Required work:
Your task is to filter the data below down to the lines holding "this".

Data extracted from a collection
..........
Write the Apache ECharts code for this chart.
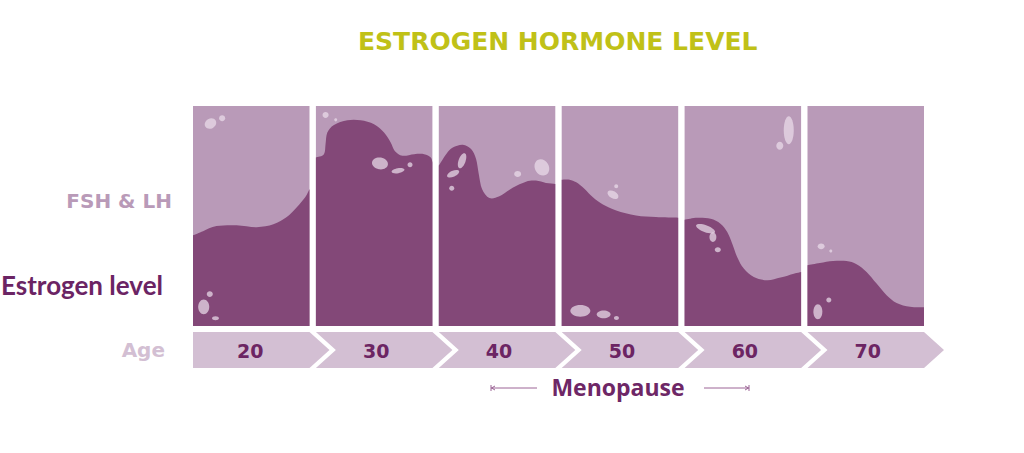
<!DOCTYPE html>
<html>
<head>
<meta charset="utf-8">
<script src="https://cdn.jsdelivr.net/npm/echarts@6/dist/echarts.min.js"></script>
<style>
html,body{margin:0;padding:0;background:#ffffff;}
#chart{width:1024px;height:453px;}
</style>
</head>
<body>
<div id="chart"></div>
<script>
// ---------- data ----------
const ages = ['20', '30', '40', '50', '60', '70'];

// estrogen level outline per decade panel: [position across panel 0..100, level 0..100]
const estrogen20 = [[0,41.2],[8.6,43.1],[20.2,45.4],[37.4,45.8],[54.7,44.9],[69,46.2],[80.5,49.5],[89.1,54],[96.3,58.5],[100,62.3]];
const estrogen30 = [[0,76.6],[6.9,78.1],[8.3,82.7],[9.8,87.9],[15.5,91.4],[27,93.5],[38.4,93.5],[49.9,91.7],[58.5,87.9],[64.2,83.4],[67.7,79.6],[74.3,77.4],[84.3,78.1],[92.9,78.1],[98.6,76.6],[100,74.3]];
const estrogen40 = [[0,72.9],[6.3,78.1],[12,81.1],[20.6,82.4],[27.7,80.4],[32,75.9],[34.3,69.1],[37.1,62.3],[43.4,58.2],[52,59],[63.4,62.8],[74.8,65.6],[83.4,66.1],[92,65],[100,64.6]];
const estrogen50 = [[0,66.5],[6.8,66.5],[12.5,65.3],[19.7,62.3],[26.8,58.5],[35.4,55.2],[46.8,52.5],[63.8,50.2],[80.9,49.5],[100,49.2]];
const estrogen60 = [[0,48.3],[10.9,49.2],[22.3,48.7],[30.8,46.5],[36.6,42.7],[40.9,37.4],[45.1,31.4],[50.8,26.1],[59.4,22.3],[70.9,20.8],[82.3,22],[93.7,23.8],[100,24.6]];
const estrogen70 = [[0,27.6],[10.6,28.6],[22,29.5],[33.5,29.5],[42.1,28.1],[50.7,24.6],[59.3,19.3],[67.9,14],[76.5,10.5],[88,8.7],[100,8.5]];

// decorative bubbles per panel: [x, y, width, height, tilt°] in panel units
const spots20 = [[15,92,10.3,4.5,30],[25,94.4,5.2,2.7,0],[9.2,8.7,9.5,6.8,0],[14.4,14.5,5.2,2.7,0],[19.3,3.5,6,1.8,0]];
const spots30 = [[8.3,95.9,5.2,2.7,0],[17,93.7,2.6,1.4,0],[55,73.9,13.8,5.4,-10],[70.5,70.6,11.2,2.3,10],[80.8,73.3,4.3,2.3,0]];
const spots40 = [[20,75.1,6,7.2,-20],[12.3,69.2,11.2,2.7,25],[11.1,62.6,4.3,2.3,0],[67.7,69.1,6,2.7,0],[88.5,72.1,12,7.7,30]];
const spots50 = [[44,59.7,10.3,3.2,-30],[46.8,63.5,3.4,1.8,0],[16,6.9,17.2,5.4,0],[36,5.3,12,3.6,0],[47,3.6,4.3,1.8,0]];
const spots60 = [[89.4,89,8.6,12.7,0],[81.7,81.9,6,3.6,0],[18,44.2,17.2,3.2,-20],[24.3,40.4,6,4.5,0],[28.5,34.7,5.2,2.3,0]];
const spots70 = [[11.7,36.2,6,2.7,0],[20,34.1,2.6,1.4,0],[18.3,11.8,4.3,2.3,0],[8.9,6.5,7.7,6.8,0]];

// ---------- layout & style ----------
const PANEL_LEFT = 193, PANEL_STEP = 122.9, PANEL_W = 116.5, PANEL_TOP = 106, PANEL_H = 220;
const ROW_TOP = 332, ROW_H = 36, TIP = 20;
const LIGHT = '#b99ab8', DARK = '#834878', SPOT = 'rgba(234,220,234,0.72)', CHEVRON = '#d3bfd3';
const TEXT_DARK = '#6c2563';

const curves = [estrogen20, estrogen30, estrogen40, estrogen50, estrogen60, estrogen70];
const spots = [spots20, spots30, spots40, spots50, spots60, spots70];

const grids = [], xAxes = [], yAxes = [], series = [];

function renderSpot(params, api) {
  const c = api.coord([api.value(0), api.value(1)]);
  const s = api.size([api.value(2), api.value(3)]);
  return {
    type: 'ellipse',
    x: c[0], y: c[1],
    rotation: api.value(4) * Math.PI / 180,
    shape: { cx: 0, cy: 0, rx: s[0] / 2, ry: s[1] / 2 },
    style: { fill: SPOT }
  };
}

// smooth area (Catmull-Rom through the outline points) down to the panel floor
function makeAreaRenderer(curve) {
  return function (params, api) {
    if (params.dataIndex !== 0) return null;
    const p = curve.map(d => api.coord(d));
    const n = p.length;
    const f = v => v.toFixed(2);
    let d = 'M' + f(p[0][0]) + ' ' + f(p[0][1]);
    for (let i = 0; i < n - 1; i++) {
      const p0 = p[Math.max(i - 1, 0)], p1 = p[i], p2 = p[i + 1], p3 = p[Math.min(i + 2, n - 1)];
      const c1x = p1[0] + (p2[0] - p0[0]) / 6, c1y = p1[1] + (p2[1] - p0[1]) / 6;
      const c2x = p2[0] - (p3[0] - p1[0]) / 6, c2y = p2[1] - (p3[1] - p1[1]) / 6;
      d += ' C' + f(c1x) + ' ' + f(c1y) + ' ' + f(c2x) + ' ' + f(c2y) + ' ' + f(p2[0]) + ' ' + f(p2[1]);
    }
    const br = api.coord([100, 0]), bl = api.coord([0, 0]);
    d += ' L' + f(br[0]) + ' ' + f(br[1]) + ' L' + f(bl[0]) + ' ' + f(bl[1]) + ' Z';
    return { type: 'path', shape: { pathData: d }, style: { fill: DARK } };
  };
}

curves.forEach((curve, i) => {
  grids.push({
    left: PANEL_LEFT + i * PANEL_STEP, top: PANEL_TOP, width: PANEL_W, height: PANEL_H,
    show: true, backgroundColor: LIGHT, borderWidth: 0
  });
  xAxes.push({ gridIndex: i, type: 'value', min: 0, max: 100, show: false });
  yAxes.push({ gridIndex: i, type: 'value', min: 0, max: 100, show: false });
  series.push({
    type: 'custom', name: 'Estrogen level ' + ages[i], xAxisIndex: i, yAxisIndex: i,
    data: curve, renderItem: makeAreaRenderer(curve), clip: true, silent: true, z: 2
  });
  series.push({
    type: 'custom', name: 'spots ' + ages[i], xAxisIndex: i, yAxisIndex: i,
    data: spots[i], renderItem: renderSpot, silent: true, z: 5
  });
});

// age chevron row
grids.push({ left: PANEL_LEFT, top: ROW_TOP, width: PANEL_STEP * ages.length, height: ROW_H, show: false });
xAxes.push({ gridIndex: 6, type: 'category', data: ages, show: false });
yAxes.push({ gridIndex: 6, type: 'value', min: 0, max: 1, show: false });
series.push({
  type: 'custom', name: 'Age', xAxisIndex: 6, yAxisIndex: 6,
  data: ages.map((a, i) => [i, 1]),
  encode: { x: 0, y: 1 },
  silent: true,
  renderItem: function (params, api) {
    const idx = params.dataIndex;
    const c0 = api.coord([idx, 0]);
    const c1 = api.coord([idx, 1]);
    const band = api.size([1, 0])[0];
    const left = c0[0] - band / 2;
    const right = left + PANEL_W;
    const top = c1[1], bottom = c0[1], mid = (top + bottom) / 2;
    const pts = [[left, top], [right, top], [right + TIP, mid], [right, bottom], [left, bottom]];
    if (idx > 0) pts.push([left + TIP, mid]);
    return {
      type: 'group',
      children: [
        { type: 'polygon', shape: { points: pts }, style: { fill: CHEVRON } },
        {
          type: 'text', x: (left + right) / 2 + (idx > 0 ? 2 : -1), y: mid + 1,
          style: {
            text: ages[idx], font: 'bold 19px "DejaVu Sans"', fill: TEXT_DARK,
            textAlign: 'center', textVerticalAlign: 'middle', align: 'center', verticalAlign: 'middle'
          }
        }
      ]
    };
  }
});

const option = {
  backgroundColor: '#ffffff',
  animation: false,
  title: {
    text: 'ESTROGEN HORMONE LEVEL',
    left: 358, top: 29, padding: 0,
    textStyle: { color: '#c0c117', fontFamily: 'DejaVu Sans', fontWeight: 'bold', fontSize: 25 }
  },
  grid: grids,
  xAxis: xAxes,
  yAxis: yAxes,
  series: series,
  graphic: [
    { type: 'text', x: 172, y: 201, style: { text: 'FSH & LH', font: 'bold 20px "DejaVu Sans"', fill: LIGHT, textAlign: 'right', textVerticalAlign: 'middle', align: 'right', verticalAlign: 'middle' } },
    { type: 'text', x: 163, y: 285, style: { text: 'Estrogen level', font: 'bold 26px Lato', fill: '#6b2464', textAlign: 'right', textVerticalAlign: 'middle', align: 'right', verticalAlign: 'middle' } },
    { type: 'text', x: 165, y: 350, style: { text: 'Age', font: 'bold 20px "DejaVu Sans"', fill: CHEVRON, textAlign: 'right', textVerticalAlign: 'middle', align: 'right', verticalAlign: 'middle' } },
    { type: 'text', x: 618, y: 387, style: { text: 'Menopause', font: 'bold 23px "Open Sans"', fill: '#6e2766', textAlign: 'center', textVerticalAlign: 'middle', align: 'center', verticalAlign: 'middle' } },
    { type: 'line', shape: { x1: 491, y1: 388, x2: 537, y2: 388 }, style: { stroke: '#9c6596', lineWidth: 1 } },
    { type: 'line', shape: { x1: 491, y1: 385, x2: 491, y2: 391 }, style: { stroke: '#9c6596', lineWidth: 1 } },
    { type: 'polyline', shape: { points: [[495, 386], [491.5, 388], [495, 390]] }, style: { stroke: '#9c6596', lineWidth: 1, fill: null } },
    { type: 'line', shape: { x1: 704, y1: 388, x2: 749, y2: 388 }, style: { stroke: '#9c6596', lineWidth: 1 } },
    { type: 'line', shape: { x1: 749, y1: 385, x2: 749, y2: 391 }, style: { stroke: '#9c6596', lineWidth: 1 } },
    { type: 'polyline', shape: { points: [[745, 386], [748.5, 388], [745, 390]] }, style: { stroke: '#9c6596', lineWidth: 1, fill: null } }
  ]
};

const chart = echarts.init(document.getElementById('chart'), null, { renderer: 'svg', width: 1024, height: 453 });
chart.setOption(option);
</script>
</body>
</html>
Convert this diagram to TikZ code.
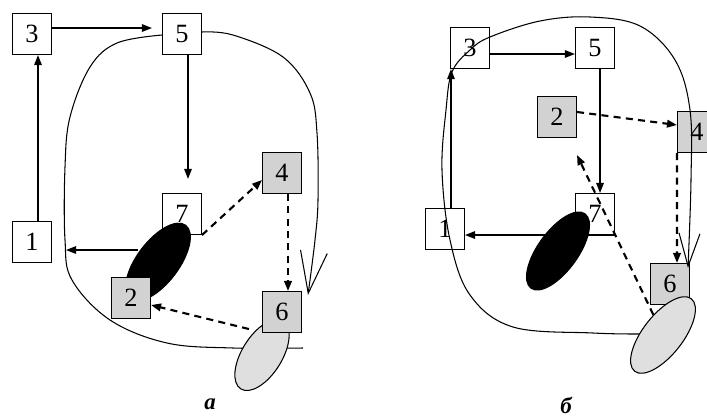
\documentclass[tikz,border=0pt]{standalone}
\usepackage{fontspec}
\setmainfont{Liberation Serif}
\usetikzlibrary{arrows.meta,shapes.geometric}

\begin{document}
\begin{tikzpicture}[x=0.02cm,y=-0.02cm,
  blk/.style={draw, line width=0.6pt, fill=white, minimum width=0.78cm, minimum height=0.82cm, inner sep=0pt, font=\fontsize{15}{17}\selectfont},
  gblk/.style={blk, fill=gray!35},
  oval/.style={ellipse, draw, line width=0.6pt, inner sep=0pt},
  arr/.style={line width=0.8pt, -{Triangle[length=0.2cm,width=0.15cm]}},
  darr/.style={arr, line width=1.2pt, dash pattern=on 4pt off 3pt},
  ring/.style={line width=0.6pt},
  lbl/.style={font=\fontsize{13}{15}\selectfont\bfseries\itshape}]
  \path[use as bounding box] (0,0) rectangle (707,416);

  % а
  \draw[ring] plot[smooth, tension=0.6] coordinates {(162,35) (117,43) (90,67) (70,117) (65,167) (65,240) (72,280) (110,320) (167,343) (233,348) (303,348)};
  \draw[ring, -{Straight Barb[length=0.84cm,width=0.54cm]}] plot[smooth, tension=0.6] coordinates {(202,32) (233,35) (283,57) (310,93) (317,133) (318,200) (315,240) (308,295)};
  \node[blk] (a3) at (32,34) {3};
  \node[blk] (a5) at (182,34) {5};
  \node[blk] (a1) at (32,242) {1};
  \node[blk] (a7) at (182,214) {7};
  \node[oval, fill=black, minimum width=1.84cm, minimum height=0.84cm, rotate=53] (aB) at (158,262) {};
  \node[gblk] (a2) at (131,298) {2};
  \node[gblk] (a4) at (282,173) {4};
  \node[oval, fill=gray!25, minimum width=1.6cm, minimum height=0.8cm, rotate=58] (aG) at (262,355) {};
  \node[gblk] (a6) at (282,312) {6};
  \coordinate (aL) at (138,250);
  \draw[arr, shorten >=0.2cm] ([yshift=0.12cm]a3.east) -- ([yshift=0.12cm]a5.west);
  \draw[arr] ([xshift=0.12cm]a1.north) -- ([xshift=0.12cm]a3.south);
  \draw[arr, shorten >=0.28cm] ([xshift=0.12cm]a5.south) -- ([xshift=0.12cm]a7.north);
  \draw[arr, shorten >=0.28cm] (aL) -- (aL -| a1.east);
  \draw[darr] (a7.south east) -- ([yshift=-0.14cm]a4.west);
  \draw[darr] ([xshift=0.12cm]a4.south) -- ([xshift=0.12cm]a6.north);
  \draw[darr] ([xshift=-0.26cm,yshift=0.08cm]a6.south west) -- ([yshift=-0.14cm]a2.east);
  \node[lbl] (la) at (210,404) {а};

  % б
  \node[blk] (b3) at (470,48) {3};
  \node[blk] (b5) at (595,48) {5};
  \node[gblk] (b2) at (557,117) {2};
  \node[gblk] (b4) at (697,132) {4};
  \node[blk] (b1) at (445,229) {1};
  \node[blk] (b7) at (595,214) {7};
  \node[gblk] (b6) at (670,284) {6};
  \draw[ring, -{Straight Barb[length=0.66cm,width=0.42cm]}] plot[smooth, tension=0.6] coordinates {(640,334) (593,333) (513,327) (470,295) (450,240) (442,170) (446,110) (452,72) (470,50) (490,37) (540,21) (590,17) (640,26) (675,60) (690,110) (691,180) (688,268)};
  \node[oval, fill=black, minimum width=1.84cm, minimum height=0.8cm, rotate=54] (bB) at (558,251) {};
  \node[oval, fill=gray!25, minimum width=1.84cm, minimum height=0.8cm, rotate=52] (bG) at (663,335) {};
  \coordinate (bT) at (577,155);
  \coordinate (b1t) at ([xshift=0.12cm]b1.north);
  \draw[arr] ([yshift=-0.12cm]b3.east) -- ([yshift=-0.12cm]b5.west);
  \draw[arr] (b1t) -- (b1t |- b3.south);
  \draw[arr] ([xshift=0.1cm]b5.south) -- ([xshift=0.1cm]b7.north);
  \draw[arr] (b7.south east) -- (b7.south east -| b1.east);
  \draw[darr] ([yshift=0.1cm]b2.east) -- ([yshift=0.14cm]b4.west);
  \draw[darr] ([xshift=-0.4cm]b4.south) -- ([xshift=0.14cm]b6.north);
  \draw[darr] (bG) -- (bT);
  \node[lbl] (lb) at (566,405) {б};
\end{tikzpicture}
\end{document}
..........
Completed task:
Write the Apache ECharts code for this chart.
Convert this diagram to TikZ code.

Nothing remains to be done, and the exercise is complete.